Enlightenment is profoundly satisfying and transformative, but the mind remains in many respects unchanged. “You're still neurotic, and you still hate your mother, or you want to get laid, or whatever the thing is. It's the same stuff; it doesn't shift that. But there is a sort of deep”--he raised his hands, as if gripping an invisible basketball, and uttered a growly, guttural grunt—“that didn't used to be there.”
Far from fostering humility and ego-death, Mike added, mystical experiences can lead to narcissism. Enlightenment is “the biggest power trip you can imagine” and an “aphrodisiac.” When you have a profound mystical revelation, “you think you're God! And that is going to have a hell of an effect on people… All the little young ladies run around and say, ‘He's enlightened! He's God!’”

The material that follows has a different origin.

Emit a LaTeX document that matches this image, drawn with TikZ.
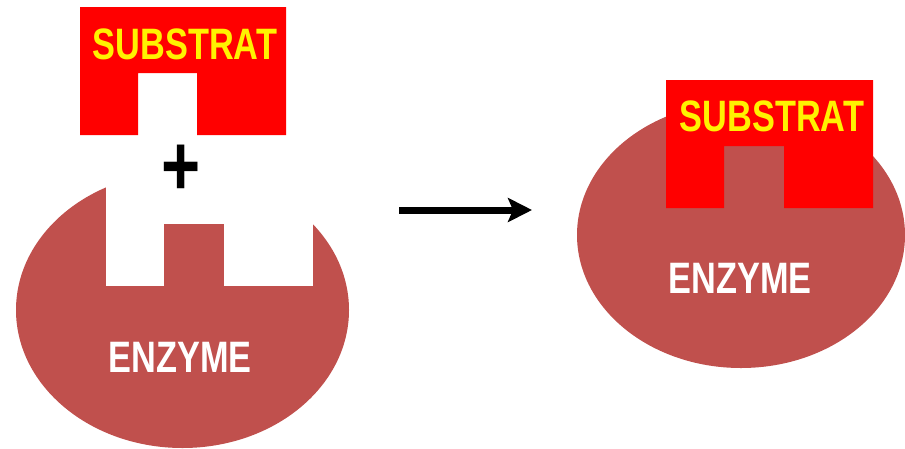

Have you struggled with that problem yourself? I asked. “Sure!” Mike responded. When he first began having mystical experiences in 1971, he was on top of the world. “And after a while they sort of fall away, and you realize you're the same jerk you were all along. You just have different insights.” Mike resumed psychotherapy in 1983 to deal with some of his personal problems. “It was the best thing I ever did. Been in it ever since.” (What would it be like, I wondered, to be the therapist for someone who believes he is enlightened?)
Contrary to what some gurus claim, enlightenment does not give you answers to scientific riddles such as the origin of the universe, or of conscious life, Mike said. When I asked if he intuits a divine intelligence underlying reality, he shook his head. “No, no.” Then he reconsidered. He sees ultimate reality as timeless, featureless, Godless, and yet he occasionally feels that he and all of us are part of a larger plan. “I have a sense that things are moving in a certain direction, well beyond anybody's real control.” Maybe, he said, just as electrons can be described as waves and particles, so ultimate reality might be timeless and aimless—and also have some directionality and purpose.
Evidently dissatisfied with his defense of enlightenment—or sensing that I was dissatisfied with it--Mike tried again. He has an increased ability to concentrate since he became enlightened, he assured me, and a greater intuitive sense about people. “I can say this without hesitation: I would rather have these experiences than not,” he said. “It's not nothing.”
A few days later, I went running in the woods behind my house. After I arrived huffing and puffing at the top of a hill, I flopped down on a patch of moss to catch my breath. Looking up through entangled branches at the sky, I ruminated over my lunch with Mike. What impressed me most about him was that he somehow managed to be likably unpretentious, even humble, while claiming to be enlightened. He’s no saint or sage, just a normal guy, a suburban dad, who happens to have achieved the supreme state of being.
But if enlightenment transforms us so little, why work so hard to attain it? I also brooded over the suggestion of Mike and other mystics that when you see things clearly, you discover a void at the heart of reality. You get to the pot at the end of the spiritual rainbow, and you don’t find God, or a theory of everything, or ecstasy. You find nothing, or “not nothing,” as Mike put it. What’s so wonderful and consoling about that? Does seeing life as an illusion make accepting death easier? I must be missing something.
I was still flat on my back when a shadow intruded on my field of vision. A vulture, wingtips splayed, glided noiselessly toward me. As it passed over me, just above the treetops, it cocked its wizened head and eyed me. “Go away!” I shouted. “I’m not dead yet!”